Visitando una leprosería en una isla del Pacífico me sorprendió que, entre tantos rostros muertos y apagados, hubiera alguien que había conservado unos ojos claros y luminosos que aún sabían sonreír y que siempre decía «gracias» cuando le ofrecían algo.
Entre tantos «cadáveres» ambulantes, sólo aquel hombre se conservaba humano.
Cuando pregunté qué era lo que mantenía a este pobre leproso tan unido a la vida, me dijeron que lo observara por las mañanas.
Y vi que, apenas amanecía, aquel hombre acudía al patio que rodeaba la leprosería y se sentaba enfrente del alto muro de cemento que la rodeaba. Y allí esperaba... esperaba... hasta que, a media mañana, tras el muro, aparecía durante unos cuantos segundos otro rostro, una bella mujer que se paraba al frente y le sonreía con una hermosa y amplia sonrisa. Entonces el hombre respondía a esa sonrisa, sonriendo también.

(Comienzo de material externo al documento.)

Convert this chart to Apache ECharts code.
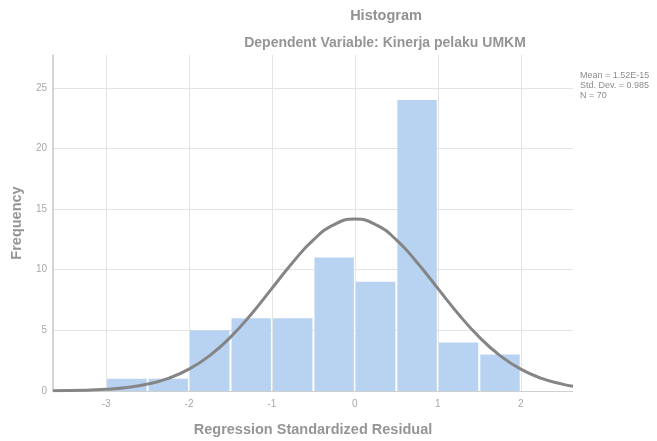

Luego, la mujer desaparecía y el hombre, iluminado, tenía ya alimento para seguir soportando una nueva jornada y para esperar a que, al día siguiente, regresara el rostro sonriente.
Era su esposa. Cuando lo arrancaron de su pueblo y lo trasladaron a la leprosería, la mujer lo siguió, y se instaló a vivir en el pueblo más cercano a la leprosería. Y todos los días acudía para continuar expresándole su amor. «Al verla cada día - me dijo el enfermo - sé que todavía vivo.»
Muchos viven gracias a tu sonrisa, a tus palabras, a tu esperanza, al cariño que les puedas dar. No bajes los brazos. No dejes de sonreír y de tratar bien a los demás.